*What you have to do:* Could the lines from the start of the data through the line with "(0,0) rectangle (1567,677);" be set down exactly, with no pictures among them?
- - -
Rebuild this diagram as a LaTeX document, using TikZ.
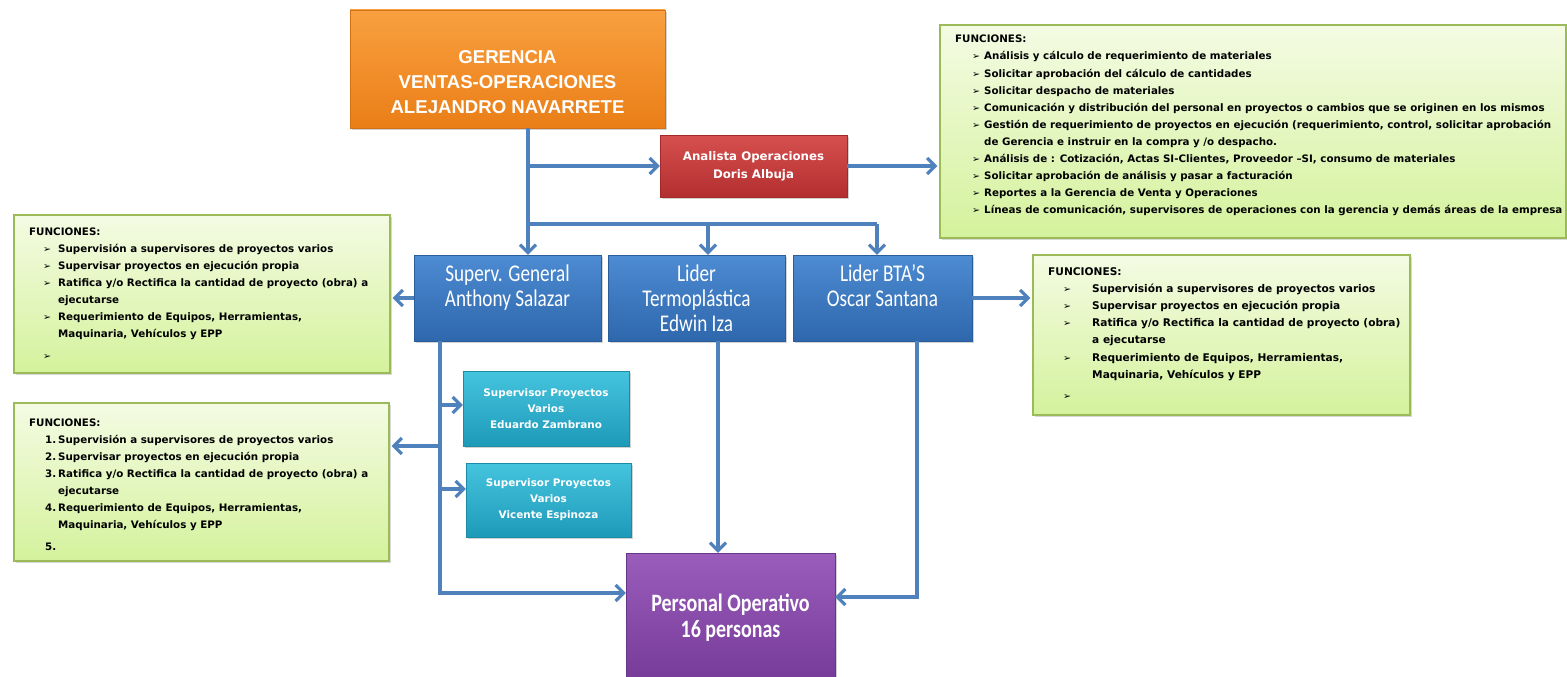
\documentclass[tikz,border=0pt]{standalone}
\usepackage{fontspec}
\setmainfont{DejaVu Sans}
\newfontfamily\gerfont{Liberation Sans}
\newfontfamily\bluefont{Carlito}[FakeStretch=0.8]
\newfontfamily\smallfont{DejaVu Sans}
\usetikzlibrary{arrows.meta,shadows}
\definecolor{lnblue}{HTML}{4F81BD}
\definecolor{grtop}{HTML}{F4FBE3}
\definecolor{grbot}{HTML}{D4F29C}
\definecolor{grline}{HTML}{9BBB59}
\definecolor{ortop}{HTML}{F9A040}
\definecolor{orbot}{HTML}{EA7E16}
\definecolor{rdtop}{HTML}{D65050}
\definecolor{rdbot}{HTML}{B32E2E}
\definecolor{bltop}{HTML}{4D8BD2}
\definecolor{blbot}{HTML}{2E67AC}
\definecolor{cytop}{HTML}{45C4DE}
\definecolor{cybot}{HTML}{1E9AB9}
\definecolor{putop}{HTML}{9A5DBB}
\definecolor{pubot}{HTML}{763A98}
\newcommand{\bsym}{{\fontsize{9.5}{9.5}\selectfont ➢}}
\newcommand{\myTR}{\hspace*{17pt}\makebox[12pt][l]{\bsym}}
\newcommand{\myTRc}{\hspace*{29pt}}
\newcommand{\myL}{\hspace*{14pt}\makebox[15pt][l]{\bsym}}
\newcommand{\myLc}{\hspace*{29pt}}
\newcommand{\myR}{\hspace*{15pt}\makebox[29pt][l]{\bsym}}
\newcommand{\myRc}{\hspace*{44pt}}
\newcommand{\myN}[1]{\hspace*{16pt}\makebox[13pt][l]{#1}}
\tikzset{
  x=1pt, y=-1pt,
  cbox/.style={rectangle, inner sep=0pt, align=center, text=white,
    drop shadow={opacity=0.35, shadow xshift=2pt, shadow yshift=-2pt}},
  orbox/.style={cbox, top color=ortop, bottom color=orbot, draw=orbot!90!black},
  rdbox/.style={cbox, top color=rdtop, bottom color=rdbot, draw=rdbot!90!black},
  blbox/.style={cbox, top color=bltop, bottom color=blbot, draw=blbot!90!black},
  cybox/.style={cbox, top color=cytop, bottom color=cybot, draw=cybot!90!black},
  pubox/.style={cbox, top color=putop, bottom color=pubot, draw=pubot!90!black},
  fnbox/.style={rectangle, inner sep=0pt, top color=grtop, bottom color=grbot,
    draw=grline, line width=1.2pt,
    drop shadow={opacity=0.3, shadow xshift=2pt, shadow yshift=-2pt}},
  fntext/.style={inner sep=0pt, anchor=north west, align=left,
    font=\bfseries\fontsize{10.3}{17.1}\selectfont},
  link/.style={draw=lnblue, line width=3.2pt},
  arr/.style={link, -{Straight Barb[length=8pt,width=16pt]}},
}
\begin{document}
\begin{tikzpicture}
\useasboundingbox[fill=white] (0,0) rectangle (1567,677);

% boxes
\node[orbox, minimum width=315pt, minimum height=118pt] (ger) at (507.5,69) {};
\node[inner sep=0pt, align=center, text=white,
  font=\gerfont\bfseries\fontsize{18.6}{25}\selectfont] (gerT) at (507.5,82)
  {GERENCIA\\VENTAS-OPERACIONES\\ALEJANDRO NAVARRETE};
\node[rdbox, minimum width=187pt, minimum height=62pt,
  font=\smallfont\bfseries\fontsize{11.8}{18}\selectfont] (ana) at (753.5,166)
  {Analista Operaciones\\Doris Albuja};
\node[blbox, minimum width=187pt, minimum height=86pt,
  font=\bluefont\fontsize{24}{25}\selectfont] (sg) at (507.5,298)
  {Superv. General\\Anthony Salazar\\\mbox{}};
\node[blbox, minimum width=177pt, minimum height=86pt,
  font=\bluefont\fontsize{24}{25}\selectfont] (lt) at (696.5,298)
  {Lider\\Termoplástica\\Edwin Iza};
\node[blbox, minimum width=179pt, minimum height=86pt,
  font=\bluefont\fontsize{24}{25}\selectfont] (bta) at (882.5,298)
  {Lider BTA’S\\Oscar Santana\\\mbox{}};
\node[cybox, minimum width=166pt, minimum height=75pt,
  font=\smallfont\bfseries\fontsize{10.4}{16}\selectfont] (ed) at (546,408.5)
  {Supervisor Proyectos\\Varios\\Eduardo Zambrano};
\node[cybox, minimum width=165pt, minimum height=74pt,
  font=\smallfont\bfseries\fontsize{10.4}{16}\selectfont] (vi) at (548.5,500)
  {Supervisor Proyectos\\Varios\\Vicente Espinoza};
\node[pubox, minimum width=209pt, minimum height=129pt,
  font=\bluefont\bfseries\fontsize{25}{26}\selectfont] (pur) at (730.5,617.5)
  {Personal Operativo\\16 personas};

% function boxes
\node[fnbox, minimum width=626pt, minimum height=213pt] (ftr) at (1253,131.5) {};
\node[fntext] (ftrT) at (955,35) {FUNCIONES:\\
\myTR Análisis y cálculo de requerimiento de materiales\\
\myTR Solicitar aprobación del cálculo de cantidades\\
\myTR Solicitar despacho de materiales\\
\myTR Comunicación y distribución del personal en proyectos o cambios que se originen en los mismos\\
\myTR Gestión de requerimiento de proyectos en ejecución (requerimiento, control, solicitar aprobación\\
\myTRc de Gerencia e instruir en la compra y /o despacho.\\
\myTR Análisis de : Cotización, Actas SI-Clientes, Proveedor –SI, consumo de materiales\\
\myTR Solicitar aprobación de análisis y pasar a facturación\\
\myTR Reportes a la Gerencia de Venta y Operaciones\\
\myTR Líneas de comunicación, supervisores de operaciones con la gerencia y demás áreas de la empresa};

\node[fnbox, minimum width=376pt, minimum height=158pt] (fl1) at (202,294) {};
\node[fntext] (fl1T) at (29,227.5) {FUNCIONES:\\
\myL Supervisión a supervisores de proyectos varios\\
\myL Supervisar proyectos en ejecución propia\\
\myL Ratifica y/o Rectifica la cantidad de proyecto (obra) a\\
\myLc ejecutarse\\
\myL Requerimiento de Equipos, Herramientas,\\
\myLc Maquinaria, Vehículos y EPP\\[4pt]
\myL};

\node[fnbox, minimum width=375pt, minimum height=158pt] (fl2) at (201.5,482) {};
\node[fntext] (fl2T) at (29,418.5) {FUNCIONES:\\
\myN{1.}Supervisión a supervisores de proyectos varios\\
\myN{2.}Supervisar proyectos en ejecución propia\\
\myN{3.}Ratifica y/o Rectifica la cantidad de proyecto (obra) a\\
\myLc ejecutarse\\
\myN{4.}Requerimiento de Equipos, Herramientas,\\
\myLc Maquinaria, Vehículos y EPP\\[4pt]
\myN{5.}};

\node[fnbox, minimum width=377pt, minimum height=160pt] (fr) at (1221.5,335) {};
\node[fntext, font=\bfseries\fontsize{10.6}{17.1}\selectfont] (frT) at (1048,267.5) {FUNCIONES:\\
\myR Supervisión a supervisores de proyectos varios\\
\myR Supervisar proyectos en ejecución propia\\
\myR Ratifica y/o Rectifica la cantidad de proyecto (obra)\\
\myRc a ejecutarse\\
\myR Requerimiento de Equipos, Herramientas,\\
\myRc Maquinaria, Vehículos y EPP\\[4pt]
\myR};

% junction coordinates
\coordinate (ja) at (528,166);
\coordinate (jt) at (528,224);
\coordinate (jm) at (708,224);
\coordinate (jr) at (877,224);
\coordinate (sgx) at (440,593);
\coordinate (e1) at (440,405);
\coordinate (e2) at (440,446);
\coordinate (e3) at (440,489);
\coordinate (ltb) at (718,341);
\coordinate (bb) at (917,597);

% connectors
\draw[link] (ger.south -| jt) -- (jt) -- (jr);
\draw[arr] (ja) -- (ana.west);
\draw[arr, shorten >=2pt] (ana.east) -- (ftr.west |- ana.east);
\draw[arr] (jt) -- (sg.north -| jt);
\draw[arr] (jm) -- (lt.north -| jm);
\draw[arr] (jr) -- (bta.north -| jr);
\draw[arr, shorten >=2pt] (sg.west) -- (fl1.east |- sg.west);
\draw[arr, shorten >=2pt] (bta.east) -- (fr.west |- bta.east);
\draw[arr] (sg.south -| sgx) -- (sgx) -- (pur.west |- sgx);
\draw[arr] (e1) -- (ed.west |- e1);
\draw[arr, shorten >=2pt] (e2) -- (fl2.east |- e2);
\draw[arr] (e3) -- (vi.west |- e3);
\draw[arr] (lt.south -| ltb) -- (pur.north -| ltb);
\draw[arr] (bta.south -| bb) -- (bb) -- (pur.east |- bb);
\end{tikzpicture}
\end{document}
- - -
*Task output:*
Rebuild this diagram as a LaTeX document, using TikZ.
\documentclass[tikz,border=0pt]{standalone}
\usepackage{fontspec}
\setmainfont{DejaVu Sans}
\newfontfamily\gerfont{Liberation Sans}
\newfontfamily\bluefont{Carlito}[FakeStretch=0.8]
\newfontfamily\smallfont{DejaVu Sans}
\usetikzlibrary{arrows.meta,shadows}
\definecolor{lnblue}{HTML}{4F81BD}
\definecolor{grtop}{HTML}{F4FBE3}
\definecolor{grbot}{HTML}{D4F29C}
\definecolor{grline}{HTML}{9BBB59}
\definecolor{ortop}{HTML}{F9A040}
\definecolor{orbot}{HTML}{EA7E16}
\definecolor{rdtop}{HTML}{D65050}
\definecolor{rdbot}{HTML}{B32E2E}
\definecolor{bltop}{HTML}{4D8BD2}
\definecolor{blbot}{HTML}{2E67AC}
\definecolor{cytop}{HTML}{45C4DE}
\definecolor{cybot}{HTML}{1E9AB9}
\definecolor{putop}{HTML}{9A5DBB}
\definecolor{pubot}{HTML}{763A98}
\newcommand{\bsym}{{\fontsize{9.5}{9.5}\selectfont ➢}}
\newcommand{\myTR}{\hspace*{17pt}\makebox[12pt][l]{\bsym}}
\newcommand{\myTRc}{\hspace*{29pt}}
\newcommand{\myL}{\hspace*{14pt}\makebox[15pt][l]{\bsym}}
\newcommand{\myLc}{\hspace*{29pt}}
\newcommand{\myR}{\hspace*{15pt}\makebox[29pt][l]{\bsym}}
\newcommand{\myRc}{\hspace*{44pt}}
\newcommand{\myN}[1]{\hspace*{16pt}\makebox[13pt][l]{#1}}
\tikzset{
  x=1pt, y=-1pt,
  cbox/.style={rectangle, inner sep=0pt, align=center, text=white,
    drop shadow={opacity=0.35, shadow xshift=2pt, shadow yshift=-2pt}},
  orbox/.style={cbox, top color=ortop, bottom color=orbot, draw=orbot!90!black},
  rdbox/.style={cbox, top color=rdtop, bottom color=rdbot, draw=rdbot!90!black},
  blbox/.style={cbox, top color=bltop, bottom color=blbot, draw=blbot!90!black},
  cybox/.style={cbox, top color=cytop, bottom color=cybot, draw=cybot!90!black},
  pubox/.style={cbox, top color=putop, bottom color=pubot, draw=pubot!90!black},
  fnbox/.style={rectangle, inner sep=0pt, top color=grtop, bottom color=grbot,
    draw=grline, line width=1.2pt,
    drop shadow={opacity=0.3, shadow xshift=2pt, shadow yshift=-2pt}},
  fntext/.style={inner sep=0pt, anchor=north west, align=left,
    font=\bfseries\fontsize{10.3}{17.1}\selectfont},
  link/.style={draw=lnblue, line width=3.2pt},
  arr/.style={link, -{Straight Barb[length=8pt,width=16pt]}},
}
\begin{document}
\begin{tikzpicture}
\useasboundingbox[fill=white] (0,0) rectangle (1567,677);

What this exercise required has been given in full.